We have class issues: With the Clintons it is Common Folk wanting to be Big, and with the Gentry, they’re always trying to be Common. Bill is po’ white supreme, right from the Ozarks, striving and driven as if by demons to Oxford and the tallest building in Manhattan and the most expensive suits and haircuts . . . which might even seem gouche to those Born of the Blood and Old Money. And Hillary more so; direct from John Wesley’s church choir on the Great Plains – the naïve script for her rise to celebrity politics and the Big House in New York written by Willa Catha ages before James Carville and the Cajun Cartel ever got their hands on it - and it hides in plain sight in every photograph ever taken of her. But Gentry, like Kerry and Bush, strive endlessly to be Common Folk and likewise lack the genuine touch.
There will be none of that with John and Elizabeth. Get some money, buy a big house. That will be the extent of it.
Maybe it is a karma thing going on with John and Elizabeth; an unlikely change, like the appearance of a Sunday School teacher or a Hollywood movie star as our new President. Wesley Clark and Mark Warner are warrior types but maybe the warrior should work for and show fealty to Barbar and Celeste, the benign monarchs of Celesteville - that would be John and Elizabeth.

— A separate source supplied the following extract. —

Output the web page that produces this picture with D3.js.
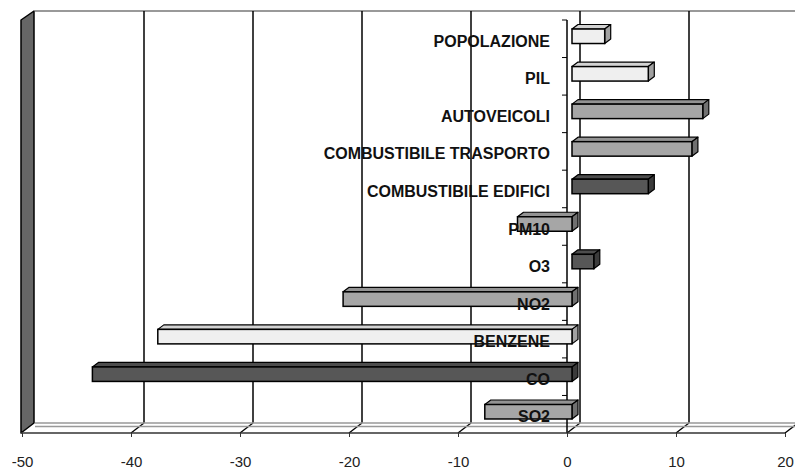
<!DOCTYPE html>
<html>
<head>
<meta charset="utf-8">
<script src="https://cdn.jsdelivr.net/npm/d3@7"></script>
<style>
  body { margin: 0; background: #fff; }
  text { font-family: "Liberation Sans", Arial, sans-serif; }
</style>
</head>
<body>
<div id="canvas"></div>
<script>
var width = 795;
var height = 470;

// data (top to bottom)
var categories = ["POPOLAZIONE", "PIL", "AUTOVEICOLI", "COMBUSTIBILE TRASPORTO",
                  "COMBUSTIBILE EDIFICI", "PM10", "O3", "NO2", "BENZENE", "CO", "SO2"];
var values = [3, 7, 12, 11, 7, -5, 2, -21, -38, -44, -8];
var shades = ["light", "light", "mid", "mid", "dark", "mid", "dark", "mid", "light", "dark", "mid"];
var xTicks = [-50, -40, -30, -20, -10, 0, 10, 20];

var shadeColor = { light: "#efefef", mid: "#a6a6a6", dark: "#575757" };

// 3d depth of the plot box and of the bars
var depth = { dx: 13, dy: -10 };
var barOff = 5, barDx = 6, barDy = -4.5, barH = 14.5;

var svg = d3.select("#canvas").append("svg")
      .attr("width", width)
      .attr("height", height);

var x = d3.scaleLinear().domain([-50, 20]).range([22, 785]);
var y = d3.scaleBand().domain(categories).range([20, 433]);
var floorY = 433;
var topY = 11;

// top border of the back wall
svg.append("line")
    .attr("x1", x(-50) + depth.dx).attr("x2", width)
    .attr("y1", topY).attr("y2", topY)
    .attr("stroke", "#999").attr("stroke-width", 2);

// gridlines on back wall + slanted floor ticks
xTicks.filter(d => d > -50).forEach(function(t) {
  var bx = x(t) + depth.dx;
  svg.append("line")
      .attr("x1", bx).attr("x2", bx)
      .attr("y1", topY).attr("y2", floorY + depth.dy)
      .attr("stroke", "#000").attr("stroke-width", 1.5);
  svg.append("line")
      .attr("x1", x(t)).attr("y1", floorY)
      .attr("x2", bx).attr("y2", floorY + depth.dy)
      .attr("stroke", "#000").attr("stroke-width", 1.3);
});

// floor edges
svg.append("line")
    .attr("x1", x(-50) + depth.dx).attr("x2", width)
    .attr("y1", floorY + depth.dy).attr("y2", floorY + depth.dy)
    .attr("stroke", "#999").attr("stroke-width", 1.3);
svg.append("line")
    .attr("x1", x(-50) + depth.dx).attr("x2", width)
    .attr("y1", floorY + depth.dy + 3.5).attr("y2", floorY + depth.dy + 3.5)
    .attr("stroke", "#999").attr("stroke-width", 1.3);

// left side wall
svg.append("polygon")
    .attr("points", [[x(-50) - 1, 20], [x(-50) + depth.dx - 1, topY],
                     [x(-50) + depth.dx - 1, floorY + depth.dy], [x(-50) - 1, floorY]].join(" "))
    .attr("fill", "#666").attr("stroke", "#000").attr("stroke-width", 1.5)
    .attr("stroke-linejoin", "round");

// category axis at zero
var ax = x(0);
svg.append("line")
    .attr("x1", ax).attr("x2", ax)
    .attr("y1", y.range()[0]).attr("y2", y.range()[1])
    .attr("stroke", "#000").attr("stroke-width", 1.5);
categories.forEach(function(c) {
  svg.append("line")
      .attr("x1", ax - 5).attr("x2", ax)
      .attr("y1", y(c)).attr("y2", y(c))
      .attr("stroke", "#000").attr("stroke-width", 1);
});

// bars
var bars = svg.selectAll("g.bar")
    .data(categories.map((c, i) => ({ cat: c, v: values[i], col: shadeColor[shades[i]] })))
    .enter().append("g")
    .attr("class", "bar");

bars.each(function(d) {
  var g = d3.select(this);
  var left = Math.min(x(0), x(d.v)) + barOff;
  var right = Math.max(x(0), x(d.v)) + barOff;
  var y0 = y(d.cat) + y.bandwidth() / 2 - 2.5 - barH / 2;
  var c = d3.color(d.col);

  g.append("polygon")
      .attr("points", [[left, y0], [left + barDx, y0 + barDy], [right + barDx, y0 + barDy], [right, y0]].join(" "))
      .attr("fill", c.darker(0.35)).attr("stroke", "#000").attr("stroke-width", 1.2)
      .attr("stroke-linejoin", "round");
  g.append("polygon")
      .attr("points", [[right, y0], [right + barDx, y0 + barDy], [right + barDx, y0 + barDy + barH], [right, y0 + barH]].join(" "))
      .attr("fill", c.darker(1.1)).attr("stroke", "#000").attr("stroke-width", 1.2)
      .attr("stroke-linejoin", "round");
  g.append("rect")
      .attr("x", left).attr("y", y0)
      .attr("width", right - left).attr("height", barH)
      .attr("fill", d.col).attr("stroke", "#000").attr("stroke-width", 1.5);
});

// category labels
svg.selectAll("text.cat")
    .data(categories)
    .enter().append("text")
    .attr("class", "cat")
    .attr("x", 550)
    .attr("y", d => y(d) + y.bandwidth() / 2 + 8)
    .attr("text-anchor", "end")
    .attr("font-size", 16)
    .attr("font-weight", "bold")
    .attr("fill", "#111")
    .text(d => d);

// front value axis
var xAxis = d3.axisBottom(x)
    .tickValues(xTicks)
    .tickFormat(d => String(d))
    .tickSize(4)
    .tickPadding(19)
    .tickSizeOuter(0);

var gx = svg.append("g")
    .attr("transform", "translate(0," + floorY + ")")
    .call(xAxis);
gx.select(".domain").attr("stroke", "#333").attr("stroke-width", 1.5)
    .attr("d", "M" + (x(-50) - 1) + ",0H" + x(20));
gx.selectAll(".tick line").attr("stroke", "#333");
gx.selectAll(".tick text")
    .attr("font-size", 15)
    .attr("font-family", "'Liberation Sans', Arial, sans-serif")
    .attr("fill", "#222");
</script>
</body>
</html>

Anyway, it could be good - we have seen varied faces of the South since Watergate – Jimmy Carter, Planter and Peacemaker, Clinton, Bush [Jack-Legged, Yankee Interloper, striving to be a regular Texan], Wes Clark, the Southern General, and now John and Elizabeth - they embody the true values of the South - family, faith, community – and up here in New England people seem to like them. There is a common quality to them that defines us as we are and not what we want to be. Wanting to be something else has made us unhealthy and dangerous. Maybe is time for our country to return to itself and more than any of the other candidates, John and Elizabeth bring us homeward.